Day 4: Eli Creek to Marloo
75 Mile & Corroborree Beach
Keep on cruising up the beach, keeping an eye out for dingoes and wicked rock formations. Don’t forget to stop and look back on the beach when you reach the end.
Named after the bubbling water that flows in with the waves, cool off in this water, safe from crocodiles (but not stingers, please make sure you check for stinger season before swimming).
Waddy Point Fishing
Have a go at this popular fishing spot. Maybe you’ll catch yourself a feed (we didn’t). Keep an eye out for dingoes while you’re here – they sneak up on you!
Rest up for the night at the nearest campsite, before making the trek across to the western half of the island. Camping K’gari means sandflies, so be sure to bring repellant! We brought 3 different types to ensure we had the right bug killing formula.
Day 5: Marloo to Wathumba
Drive to Wathumba
Not for the faint of heart, the drive to Wathumba is a tricky one, so make sure you’ve brushed up on your 4WD skills. Once you’ve arrived though, you’ll see that it’s absolutely worth it. Kick back, relax and take in the serenity – you’ll have the place mostly to yourself due to how remote it is. This is living Barry.
Fishing at Sunset
And can you believe it; Matt finally caught us a meal. Onya Matty! This was our last night camping K’gari, and what a way to end it.
Day 6 Wathumba to Kingfisher Bay
Kingfisher Bay Celebration Drinks
It was an early start on our last day. It was straight back to Kingfisher Bay (via Eurong for another pie of course) with some celebration beverages before we jumped on the ferry back to the mainland. Check out our adventure highlights in the below video (yes, the bevvies made it in!).
Need to know
We used Fraser Venture Barge, and it’s recommended to book in to avoid disappointment. The return trip cost us $215 return – full prices and timetables can be found on their website.
K’gari is a National Park, and as such, campsites will need to be booked in advance. Some of the more popular sites with dingo protection and amenities book out quickly, so it’s best to decide your itinerary in advance. You can book up to 6 months in advance via the Queensland Parks website.
You’ll find there are certain things that are above and beyond what you regularly need, such as a good supply of fresh water (we have a 30L tank in our 4WD), a portable toilet (its a dingo rule!) and plenty of space for food (we have a battery powered fridge in the Hilux, set up on a dual battery system). Make sure you plan appropriately.
You WILL need a 4WD to get around Fraser Island. I’d also recommend a pair of recovery boards (we have Max Trax) and a shovel. I can’t count the amount of times we used ours.
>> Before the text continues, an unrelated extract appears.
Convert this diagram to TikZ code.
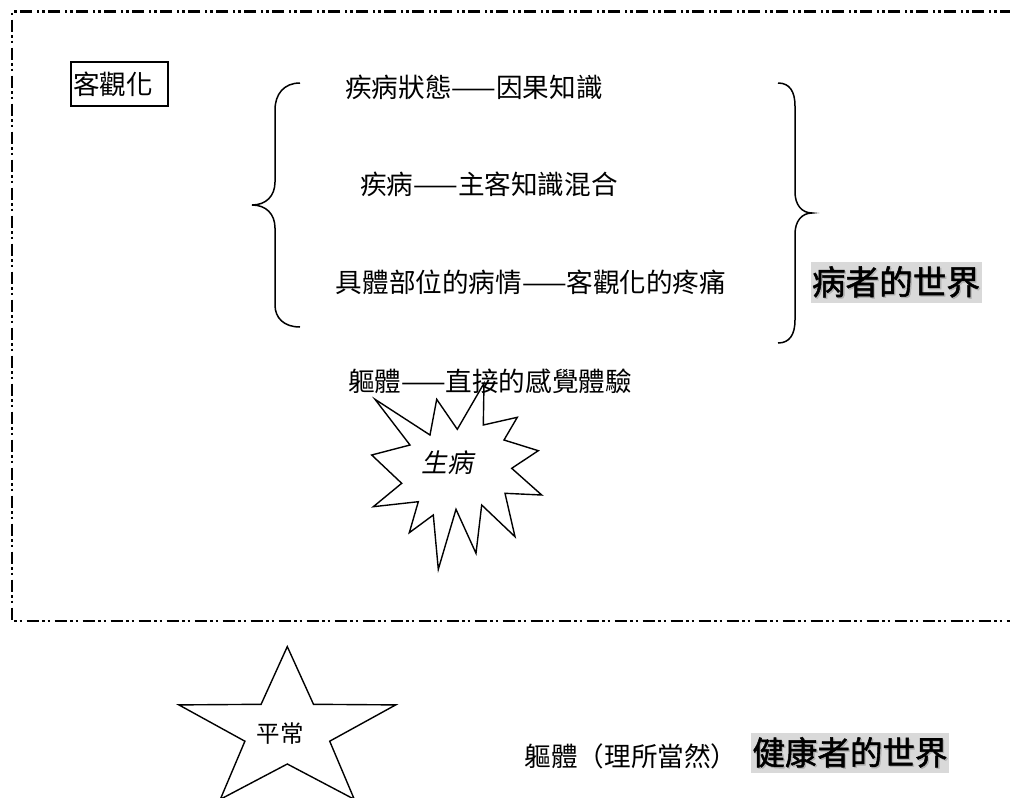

The fuel prices are outrageous on the island too, so if you can carry your own jerry cans, be sure to do so.
If you don’t own a 4WD, you could always hire or join a tour group – there’s plenty of options out there.
Firstly, dingoes aren’t as scary as everyone makes them out to be. Secondly, they are not your pet dog, so don’t treat them as such. Give them the same respect you would any wild animal and you’ll get along fine. There are some sensible rules when it comes to dingoes, such as not feeding them, and you’ll find them all on the Queensland Parks website.
I can honestly say that camping K’gari was an amazing and unique place, and camping is just one way to experience everything that it has to offer. I would love to go back one day to experience a *fancier* side of it, but until then, it’s the camping life for me!